During the hearing of Benazir’s murder case in Adiyala jail, FIA’s senior public prosecutor Chaudhry Zulfiqar Ali told the ATC presided over by Judge Shahid Rafique that most of the young accused involved in terrorism cases could not be prosecuted by the ATCs because of the legal bar imposed under the previous Juvenile Justice System Ordinance.

He said that masterminds of terrorist attacks preferred to recruit youths for their dirty work. The law-enforcement agencies could not perform in an efficient manner unless a proper legislation to counter the strategies of terrorists was in place, he said.

The public prosecutor pointed out that the courts for control of narcotics substance were already exercising powers of juvenile courts.

Then he submitted the notification issued by the ministry of interior on May 30, 2012, and a copy of the Juvenile Justice System (amendment) Ordinance, 2012.

The notification read: “The federal government is pleased to designate the existing anti-terrorism courts established under the Anti-Terrorism Act 1997 to exercise the powers of juvenile justice courts in the areas of their respective jurisdiction.”

The FIA prosecutor told Dawn the counsel for Aitzaz Shah, an accused in the murder case, wanted to take benefit of the juvenile ordinance, but the recent notification would not allow him to do so.

Naseer Tanoli, the defence counsel for Aitzaz Shah, argued before the court that the recent legislation could not have any effect on the case of his client because it was not issued with a retrospective effect and his client was arrested in 2008 when he was under 18 years of age.

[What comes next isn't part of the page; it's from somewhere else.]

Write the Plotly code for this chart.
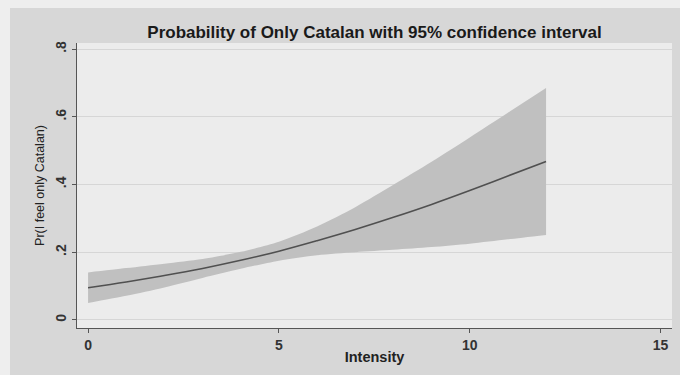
import plotly.graph_objects as go

# Predicted probability of feeling "only Catalan" by intensity, with 95% CI
intensity = [0, 1, 2, 3, 4, 5, 6, 7, 8, 9, 10, 11, 12]
prob = [0.095, 0.112, 0.131, 0.152, 0.176, 0.203, 0.234, 0.267, 0.303, 0.341, 0.382, 0.425, 0.468]
ci_upper = [0.140, 0.153, 0.166, 0.180, 0.201, 0.231, 0.276, 0.333, 0.399, 0.467, 0.539, 0.612, 0.685]
ci_lower = [0.050, 0.071, 0.096, 0.124, 0.151, 0.175, 0.191, 0.200, 0.207, 0.215, 0.225, 0.238, 0.251]

x_ticks = [0, 5, 10, 15]
y_ticks = [0, 0.2, 0.4, 0.6, 0.8]
y_tick_text = ["0", ".2", ".4", ".6", ".8"]

SANS = "Liberation Sans, Arial, sans-serif"
BAND = "#c0c0c0"
LINE = "#505050"

fig = go.Figure()

fig.add_trace(go.Scatter(
    x=intensity, y=ci_lower, mode="lines",
    line=dict(width=0, color=BAND, shape="spline", smoothing=0.8),
    hoverinfo="skip", showlegend=False,
))
fig.add_trace(go.Scatter(
    x=intensity, y=ci_upper, mode="lines",
    line=dict(width=0, color=BAND, shape="spline", smoothing=0.8),
    fill="tonexty", fillcolor=BAND,
    hoverinfo="skip", showlegend=False,
))
fig.add_trace(go.Scatter(
    x=intensity, y=prob, mode="lines",
    line=dict(width=1.6, color=LINE, shape="spline"),
    showlegend=False,
))

# light scan border along the top and left edges
fig.add_shape(type="rect", xref="paper", yref="paper",
              x0=-0.2, x1=1.2, y0=1.123, y1=1.3,
              fillcolor="#eeeeee", line=dict(width=0), layer="below")
fig.add_shape(type="rect", xref="paper", yref="paper",
              x0=-0.2, x1=-0.1126, y0=-0.3, y1=1.3,
              fillcolor="#eeeeee", line=dict(width=0), layer="below")

fig.update_layout(
    width=680, height=375,
    margin=dict(l=77, r=8, t=43, b=47),
    paper_bgcolor="#d7d7d7",
    plot_bgcolor="#ececec",
    font=dict(family=SANS, color="#222222"),
    title=dict(
        text="Probability of Only Catalan with 95% confidence interval",
        x=0.5, xref="paper", xanchor="center",
        y=1 - 32 / 375, yref="container", yanchor="middle",
        font=dict(size=17, color="#1a1a1a", family=SANS, weight="bold"),
    ),
    xaxis=dict(
        range=[-0.29, 15.3],
        tickvals=x_ticks,
        ticks="outside", ticklen=4, tickcolor="#555555",
        showline=True, linecolor="#555555", linewidth=1,
        showgrid=False, zeroline=False,
        tickfont=dict(size=14, color="#333333", family=SANS, weight="bold"),
        title=dict(text="Intensity", font=dict(size=14.5, color="#222222", family=SANS, weight="bold"), standoff=0),
    ),
    yaxis=dict(
        range=[-0.024, 0.818],
        tickvals=y_ticks, ticktext=y_tick_text,
        tickangle=-90,
        ticks="outside", ticklen=4, tickcolor="#555555",
        showline=True, linecolor="#555555", linewidth=1,
        showgrid=True, gridcolor="#d6d6d6", gridwidth=1,
        zeroline=False,
        tickfont=dict(size=14, color="#333333", family=SANS, weight="bold"),
        title=dict(text="Pr(I feel only Catalan)", font=dict(size=12.5, color="#222222", family=SANS), standoff=6),
    ),
)

fig.write_html("out.html")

The juvenile cases reported after the promulgation of the ordinance would fall under its purview, he added.

Advocate Tanoli told Dawn that the ordinance was issued after he filed an application for transfer of his client’s case from the ATC to the juvenile court. The defence counsel said he had filed the application after the Lahore High Court had declared a couple of months ago that the ATCs could not take up the juvenile cases.

The FIA also submitted in the court a statement by American journalist Mark Siegel along with a supplementary challan which mentioned him as its witness in the case.

Prosecutor Zulfiqar Ali told the court that Mr Siegel’s statement had been recorded by FIA’s Additional Director Azad Khan in Washington in which the journalist claimed that Gen (retd) Pervez Musharraf extended threats to Ms Bhutto when she was planning to return to Pakistan in 2007.

In his statement, Mr Siegel said that on Sept 25, 2007, when he was with Ms Bhutto at her Washington residence, Mr Musharraf telephoned her and when the call ended after about six minutes he noticed that the PPP leader was upset.

When she was asked about the reason, Ms Bhutto told him that Mr Musharraf had extended threats to her, used abusive language and warned that he would not provide any security to her if she returned to Pakistan before elections, Mr Siegel said.

According to the statement, Mr Musharraf asked Ms Bhutto that her security would be commensurate with the cooperation she would extend to him.